I have a teenage son who tells me his pirating music is no big deal. Since he is a musician himself, I point out to him that someday that’s going to be his money people are stealing. But he remains unphased.
He tells me the record sales make money for the record label, not the artist. He says that the artists make all their money from touring and live concerts. He thinks the pirated music promotes the concerts and therefore helps the artist make more money. I still don’t allow pirating in my house.
But tell me what you think – as artists out there having your work “shared,” are you just glad to have it being enjoyed, or does it bother you? Admittedly, he is stealing music that is recorded by major record labels, so maybe its different than the independent musician working for his living. But I’d still like to hear what you think.
Hi Valerie -
Thank you for your question. I absolutely understand your concern – the whole world is concerned about piracy and file-sharing right now. I remember first talking about this issue over 10 years ago – and we still haven’t figured out what to do about it!
First, though, we should make the distinction between piracy and file-sharing. Andrew Dubber does a great job of this in his article Should I be worried about piracy? Piracy is making illegal copies and selling them for a profit. What I think you’re describing (I assume your son isn’t selling anything) is file-sharing – also known as unauthorized copying. A small distinction, maybe, considering that they are both usually illegal, but it’s worth pointing out.

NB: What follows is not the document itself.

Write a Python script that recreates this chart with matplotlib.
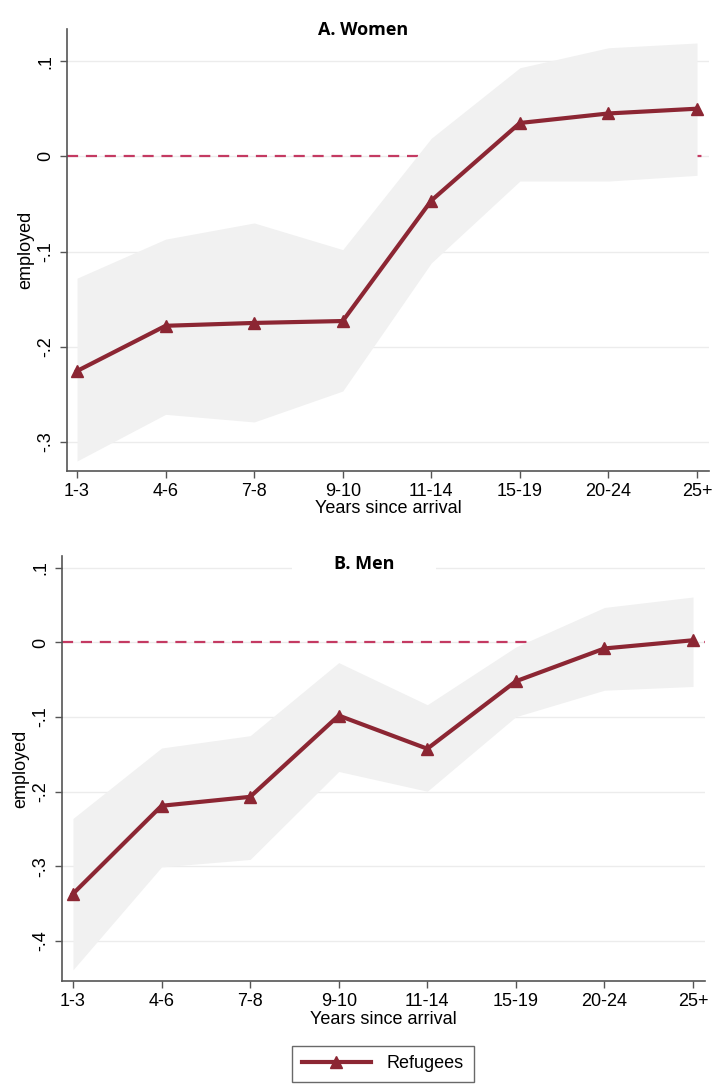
import matplotlib
matplotlib.use("Agg")
import matplotlib.pyplot as plt
from matplotlib.lines import Line2D

categories = ["1-3", "4-6", "7-8", "9-10", "11-14", "15-19", "20-24", "25+"]

women_est = [-0.2255, -0.178, -0.175, -0.173, -0.0465, 0.035, 0.045, 0.050]
women_hi = [-0.128, -0.087, -0.070, -0.098, 0.019, 0.093, 0.114, 0.119]
women_lo = [-0.320, -0.271, -0.279, -0.2465, -0.112, -0.026, -0.026, -0.020]

men_est = [-0.337, -0.219, -0.207, -0.098, -0.1425, -0.052, -0.008, 0.003]
men_hi = [-0.236, -0.1415, -0.125, -0.027, -0.0835, -0.006, 0.047, 0.061]
men_lo = [-0.439, -0.301, -0.291, -0.173, -0.1995, -0.0995, -0.064, -0.059]

women_ticks = [0.1, 0.0, -0.1, -0.2, -0.3]
women_ticklabels = [".1", "0", "-.1", "-.2", "-.3"]
men_ticks = [0.1, 0.0, -0.1, -0.2, -0.3, -0.4]
men_ticklabels = [".1", "0", "-.1", "-.2", "-.3", "-.4"]

plt.rcParams['font.family'] = ['Liberation Sans', 'DejaVu Sans']

LINE_C = "#8c2633"
FILL_C = "#f1f1f1"
DASH_C = "#c43a62"
GRID_C = "#ececec"
SPINE_C = "#555555"
FS = 13

fig = plt.figure(figsize=(7.18, 10.84), dpi=100)
W, H = 718, 1084


def make_ax(box, est, lo, hi, ticks, ticklabels, ylim, xlim):
    x0, y0, x1, y1 = box
    ax = fig.add_axes([x0 / W, 1 - y1 / H, (x1 - x0) / W, (y1 - y0) / H])
    xs = list(range(len(categories)))
    for t in ticks:
        ax.axhline(t, color=GRID_C, lw=1.0, zorder=0)
    ax.axhline(0, color=DASH_C, lw=1.6, ls=(0, (5, 3.5)), zorder=1)
    ax.fill_between(xs, lo, hi, color=FILL_C, lw=0, zorder=2)
    ax.plot(xs, est, color=LINE_C, lw=3, marker="^", ms=8.5, zorder=3)
    ax.set_xlim(*xlim)
    ax.set_ylim(*ylim)
    ax.set_xticks(xs)
    ax.set_xticklabels(categories, fontsize=FS)
    ax.set_yticks(ticks)
    ax.set_yticklabels(ticklabels, rotation=90, va="center", fontsize=FS)
    ax.set_xlabel("Years since arrival", fontsize=FS, labelpad=0)
    ax.set_ylabel("employed", fontsize=FS, labelpad=2)
    for s in ["top", "right"]:
        ax.spines[s].set_visible(False)
    for s in ["left", "bottom"]:
        ax.spines[s].set_color(SPINE_C)
        ax.spines[s].set_linewidth(1.2)
    ax.tick_params(direction="out", length=5, width=1, color=SPINE_C, pad=4)
    ax.set_facecolor("white")
    return ax


ax1 = make_ax((67, 29, 709, 471), women_est, women_lo, women_hi,
              women_ticks, women_ticklabels, (-0.3305, 0.1337), (-0.113, 7.135))
ax2 = make_ax((62, 556, 705, 981), men_est, men_lo, men_hi,
              men_ticks, men_ticklabels, (-0.454, 0.116), (-0.124, 7.135))

fig.text(363 / W, 1 - 30 / H, "A. Women", ha="center", va="center",
         fontsize=13, fontweight="bold", family=["Open Sans", "DejaVu Sans"],
         bbox=dict(facecolor="white", edgecolor="none",
                   boxstyle="square,pad=0.4"))
fig.text(364 / W, 1 - 564 / H, "B. Men", ha="center", va="center",
         fontsize=13, fontweight="bold", family=["Open Sans", "DejaVu Sans"],
         bbox=dict(facecolor="white", edgecolor="none",
                   boxstyle="square,pad=2.3"))

handle = Line2D([], [], color=LINE_C, lw=3, marker="^", ms=8.5)
leg = fig.legend([handle], ["Refugees"], loc="center",
                 bbox_to_anchor=(383 / W, 1 - 1064 / H), fontsize=FS,
                 frameon=True, fancybox=False, edgecolor="#444444",
                 handlelength=3.8, borderpad=0.55, handletextpad=0.9)
leg.get_frame().set_linewidth(1.0)

fig.savefig("out.png", dpi=100, facecolor="white")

My perspective on file-sharing is probably different that you would expect. I think that your son should download every track he can find. I mean it. Download every song out there and sift through them one by one. And not just the genre’s he likes – but everything – Creole bandeon playing, French rap, hymns, metal, classical, South African jazz, samba – whatever he can find.
I say this for 3 reasons. First, if your son is really going to be a musician – I mean make a real, professional try at it – he’s going to need to know every one of those genres.
One of the things that I’ve been successful at recently is musical theatre. I’ve worked as a conductor, pianist, keyboardist – whatever was needed. Without exception the first thing I do when I’m hired for a new show is go find the cast recording and listen to it. I’ll buy it if I absolutely must, but more likely I’ll find it at a library or by more iniquitous means.
In fact, by the time I come to my first rehearsal with a new show, I fully expect that my actors will have already done the same. Modern arts budgets don’t allow enough rehearsal time to teach songs from scratch, so performers must have some idea of songs before rehearsals begin.
And this isn’t just musical theatre. Jazz musicians are expected to know a whole reservoir of standard tunes and their famous recordings. How are we going to play “Maiden Voyage” if we haven’t heard the original Herbie Hancock recording? Do I know the version of “Down By the Riverside” that Bennie Green played on his live album? Do I know the difference between Ed Thigpen’s style and Elvin Jones’?
We’re not going to learn that stuff by reading about it, we have to listen to it. I don’t mean to say that its right, or legal, or moral, but if a musician doesn’t take advantage of the avenues for acquiring this knowledge that technology has given us – then they are at a severe disadvantage to the rest of us. Because I do know the difference between Thigpen and Elvin, I know French rap (blech), I know hymns, bandeon playing and metal bands. I also know the cast recordings of famous and obscure Broadway shows backwards and forwards.
Secondly, I just personally feel like people should have access to music. When I think back to the mid-90s and before I’m struck by how narrow the choices were for music. We could listen to what was on the radio, what we heard at celebrations/church/school or what we bought in record stores (which – at least at the big chains – was often the same as was played on the radio).
I’m very, very glad that that system of music distribution has gone the way of the dodo. Good riddance. Music should not be controlled by an oligarchy of record label executives and corporate disc jockeys. Music is a privilege that is unique among our species, and it shouldn’t be kept from people like flowers in a locked greenhouse.
Thirdly, we’re all concerned about how musicians are going to make a living with all this music flying around for free, and it’s definitely a legitimate concern.
But consider this – “professional musician” wasn’t a career created by the phonograph. The musician industry has been around as long as humans have, but recorded music is, relatively, a very new invention. Mozart never sold a record. Beethoven never released an album. Yet they made careers as musicians.
What if we’re just coming out of a prolonged, 100-year tech bubble for the music industry? What if the easy money of the record-selling days is gone, and we’re back to selling live performance and commissioned compositions just like things were before the bubble?
Certainly we’re in a different cultural and economical landscape than we were in the 1800s and it’s hard to make a clear comparison, but my point is that the musician industry is more resilient and adaptable that we often think. Piracy will not be the end of our careers.
What will happen to the music industry? Will the new music industry make enough money to sustain all of our careers? I don’t know. But one thing is certain – resisting file-sharing hasn’t helped anything.